Code that draws figures:

==*==

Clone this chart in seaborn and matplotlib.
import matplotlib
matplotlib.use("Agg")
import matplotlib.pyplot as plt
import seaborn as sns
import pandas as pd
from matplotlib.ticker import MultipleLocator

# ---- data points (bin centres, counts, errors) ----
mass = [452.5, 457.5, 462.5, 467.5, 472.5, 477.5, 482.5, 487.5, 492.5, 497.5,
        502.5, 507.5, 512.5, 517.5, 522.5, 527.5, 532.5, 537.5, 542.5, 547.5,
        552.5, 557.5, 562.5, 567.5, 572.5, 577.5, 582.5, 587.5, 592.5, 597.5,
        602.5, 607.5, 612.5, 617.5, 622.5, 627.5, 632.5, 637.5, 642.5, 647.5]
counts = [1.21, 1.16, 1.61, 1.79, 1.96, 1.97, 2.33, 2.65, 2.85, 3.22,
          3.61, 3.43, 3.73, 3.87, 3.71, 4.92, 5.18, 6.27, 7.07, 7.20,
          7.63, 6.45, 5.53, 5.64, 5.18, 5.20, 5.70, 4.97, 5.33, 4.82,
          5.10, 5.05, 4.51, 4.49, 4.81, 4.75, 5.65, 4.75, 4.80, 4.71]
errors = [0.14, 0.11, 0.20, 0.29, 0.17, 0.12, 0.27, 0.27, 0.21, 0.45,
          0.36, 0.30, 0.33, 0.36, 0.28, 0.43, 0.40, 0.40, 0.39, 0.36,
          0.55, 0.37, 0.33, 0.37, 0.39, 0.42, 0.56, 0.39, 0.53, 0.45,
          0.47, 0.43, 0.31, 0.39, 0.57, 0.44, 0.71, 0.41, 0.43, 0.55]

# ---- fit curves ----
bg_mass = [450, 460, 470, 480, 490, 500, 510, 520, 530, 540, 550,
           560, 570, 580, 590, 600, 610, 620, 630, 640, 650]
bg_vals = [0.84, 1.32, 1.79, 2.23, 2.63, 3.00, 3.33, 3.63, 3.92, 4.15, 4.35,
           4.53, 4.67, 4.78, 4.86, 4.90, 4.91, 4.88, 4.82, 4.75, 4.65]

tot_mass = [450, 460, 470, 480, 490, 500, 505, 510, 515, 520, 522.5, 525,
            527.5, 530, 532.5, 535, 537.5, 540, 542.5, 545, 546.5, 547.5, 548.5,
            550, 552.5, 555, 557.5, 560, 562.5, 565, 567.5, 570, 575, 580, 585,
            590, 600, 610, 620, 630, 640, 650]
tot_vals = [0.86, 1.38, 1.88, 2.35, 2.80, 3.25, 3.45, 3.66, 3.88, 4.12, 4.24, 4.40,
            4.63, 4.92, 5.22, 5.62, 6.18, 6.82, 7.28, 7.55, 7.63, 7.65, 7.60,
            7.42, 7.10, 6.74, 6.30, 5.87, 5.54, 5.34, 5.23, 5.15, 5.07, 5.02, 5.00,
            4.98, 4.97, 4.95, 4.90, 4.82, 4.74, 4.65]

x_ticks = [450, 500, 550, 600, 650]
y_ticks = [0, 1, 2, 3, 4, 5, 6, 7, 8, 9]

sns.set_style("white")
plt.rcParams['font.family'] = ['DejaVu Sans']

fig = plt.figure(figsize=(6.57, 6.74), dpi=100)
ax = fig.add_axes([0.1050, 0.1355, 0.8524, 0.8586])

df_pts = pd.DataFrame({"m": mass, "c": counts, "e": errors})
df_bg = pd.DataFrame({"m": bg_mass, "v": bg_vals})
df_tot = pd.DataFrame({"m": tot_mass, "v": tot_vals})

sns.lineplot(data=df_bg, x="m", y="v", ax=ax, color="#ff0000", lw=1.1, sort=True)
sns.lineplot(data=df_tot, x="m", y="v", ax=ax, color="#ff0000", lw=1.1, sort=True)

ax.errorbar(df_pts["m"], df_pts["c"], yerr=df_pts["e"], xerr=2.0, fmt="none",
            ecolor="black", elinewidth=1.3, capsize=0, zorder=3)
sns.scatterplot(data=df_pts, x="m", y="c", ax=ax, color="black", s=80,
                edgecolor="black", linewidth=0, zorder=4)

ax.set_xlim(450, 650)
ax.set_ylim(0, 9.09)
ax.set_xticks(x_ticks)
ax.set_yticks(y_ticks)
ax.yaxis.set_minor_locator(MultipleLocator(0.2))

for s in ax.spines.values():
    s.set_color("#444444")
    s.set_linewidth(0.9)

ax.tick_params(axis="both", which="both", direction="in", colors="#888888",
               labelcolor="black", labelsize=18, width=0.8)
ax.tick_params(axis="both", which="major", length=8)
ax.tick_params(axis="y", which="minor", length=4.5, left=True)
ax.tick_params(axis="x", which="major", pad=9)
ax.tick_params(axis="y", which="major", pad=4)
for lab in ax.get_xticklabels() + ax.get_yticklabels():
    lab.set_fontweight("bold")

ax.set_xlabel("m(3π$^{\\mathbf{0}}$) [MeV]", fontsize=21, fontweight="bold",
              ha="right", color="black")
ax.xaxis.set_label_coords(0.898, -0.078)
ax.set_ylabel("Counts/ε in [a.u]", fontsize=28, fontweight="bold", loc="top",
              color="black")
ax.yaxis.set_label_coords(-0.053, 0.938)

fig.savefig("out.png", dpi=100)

==*==

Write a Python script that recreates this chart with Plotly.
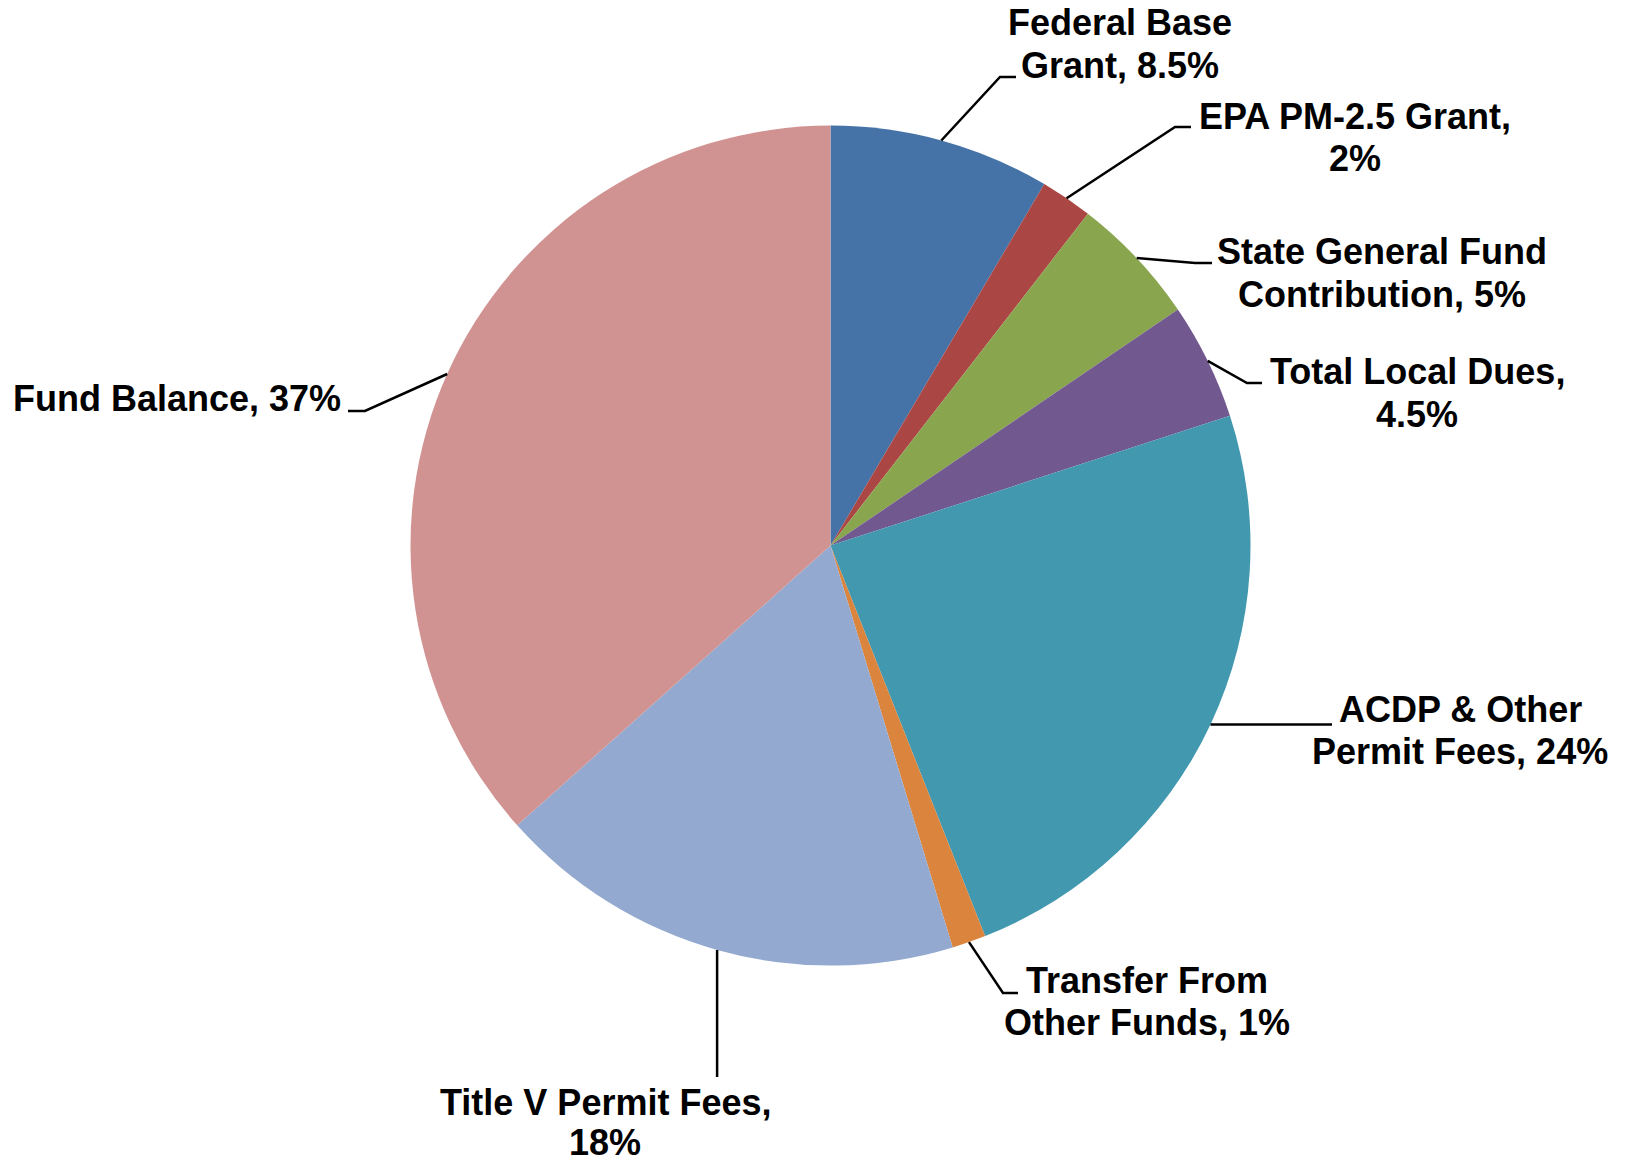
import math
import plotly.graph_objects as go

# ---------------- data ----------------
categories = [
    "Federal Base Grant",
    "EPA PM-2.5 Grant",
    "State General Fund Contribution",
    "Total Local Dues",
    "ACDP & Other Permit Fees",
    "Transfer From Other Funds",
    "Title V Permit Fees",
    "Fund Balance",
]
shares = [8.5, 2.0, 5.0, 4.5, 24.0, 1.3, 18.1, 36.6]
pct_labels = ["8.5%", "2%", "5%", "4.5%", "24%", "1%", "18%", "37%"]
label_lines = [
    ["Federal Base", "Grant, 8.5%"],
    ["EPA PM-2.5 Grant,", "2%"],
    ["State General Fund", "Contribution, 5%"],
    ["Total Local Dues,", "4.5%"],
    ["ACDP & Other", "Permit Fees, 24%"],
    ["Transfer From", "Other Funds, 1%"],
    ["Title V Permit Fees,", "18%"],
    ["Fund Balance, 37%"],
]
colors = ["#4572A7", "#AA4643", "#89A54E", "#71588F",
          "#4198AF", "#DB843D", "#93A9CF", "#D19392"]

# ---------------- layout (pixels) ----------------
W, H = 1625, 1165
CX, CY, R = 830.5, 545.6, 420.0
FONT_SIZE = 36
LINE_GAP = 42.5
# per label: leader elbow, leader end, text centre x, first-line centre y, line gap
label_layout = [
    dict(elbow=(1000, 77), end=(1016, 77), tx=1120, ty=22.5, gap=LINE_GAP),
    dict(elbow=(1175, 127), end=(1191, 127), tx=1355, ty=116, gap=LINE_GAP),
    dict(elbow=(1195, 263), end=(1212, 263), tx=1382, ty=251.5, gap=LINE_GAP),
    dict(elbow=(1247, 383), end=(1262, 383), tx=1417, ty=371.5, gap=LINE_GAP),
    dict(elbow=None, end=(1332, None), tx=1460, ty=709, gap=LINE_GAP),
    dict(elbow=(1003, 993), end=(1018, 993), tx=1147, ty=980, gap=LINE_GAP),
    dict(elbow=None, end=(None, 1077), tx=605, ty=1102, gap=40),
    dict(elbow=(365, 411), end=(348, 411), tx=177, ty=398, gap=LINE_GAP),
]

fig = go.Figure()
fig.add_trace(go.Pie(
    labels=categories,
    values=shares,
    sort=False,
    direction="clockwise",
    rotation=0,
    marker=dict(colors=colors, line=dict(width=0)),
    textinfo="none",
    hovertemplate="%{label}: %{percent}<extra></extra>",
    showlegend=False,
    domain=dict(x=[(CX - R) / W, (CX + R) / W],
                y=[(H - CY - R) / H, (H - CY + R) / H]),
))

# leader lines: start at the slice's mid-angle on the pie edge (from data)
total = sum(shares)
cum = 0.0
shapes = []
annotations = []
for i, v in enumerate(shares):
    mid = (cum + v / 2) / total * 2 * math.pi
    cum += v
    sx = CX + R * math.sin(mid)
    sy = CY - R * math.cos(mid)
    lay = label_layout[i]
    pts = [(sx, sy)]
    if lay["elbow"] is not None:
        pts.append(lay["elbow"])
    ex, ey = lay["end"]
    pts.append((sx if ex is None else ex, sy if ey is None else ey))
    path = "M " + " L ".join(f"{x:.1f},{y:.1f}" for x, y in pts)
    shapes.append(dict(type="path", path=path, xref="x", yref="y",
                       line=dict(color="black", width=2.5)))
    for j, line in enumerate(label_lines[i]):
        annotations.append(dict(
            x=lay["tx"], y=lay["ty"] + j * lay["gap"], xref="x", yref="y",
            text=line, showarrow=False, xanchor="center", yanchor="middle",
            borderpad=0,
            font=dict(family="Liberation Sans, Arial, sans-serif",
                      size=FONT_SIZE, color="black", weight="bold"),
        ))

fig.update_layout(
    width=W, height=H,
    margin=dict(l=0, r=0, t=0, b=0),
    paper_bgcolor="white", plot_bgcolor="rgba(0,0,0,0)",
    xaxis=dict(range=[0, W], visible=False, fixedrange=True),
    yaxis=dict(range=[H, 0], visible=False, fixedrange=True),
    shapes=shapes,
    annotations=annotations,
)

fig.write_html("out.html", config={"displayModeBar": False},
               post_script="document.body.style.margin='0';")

==*==

- **THE PROBLEM**
Word for word, repeat the lines above from the one with "Write a Python" through the one with "import plotly.graph_objects as go", and nothing beyond them. Omit the pictures.

- **EXERCISE ANSWER**
Write a Python script that recreates this chart with Plotly.
import math
import plotly.graph_objects as go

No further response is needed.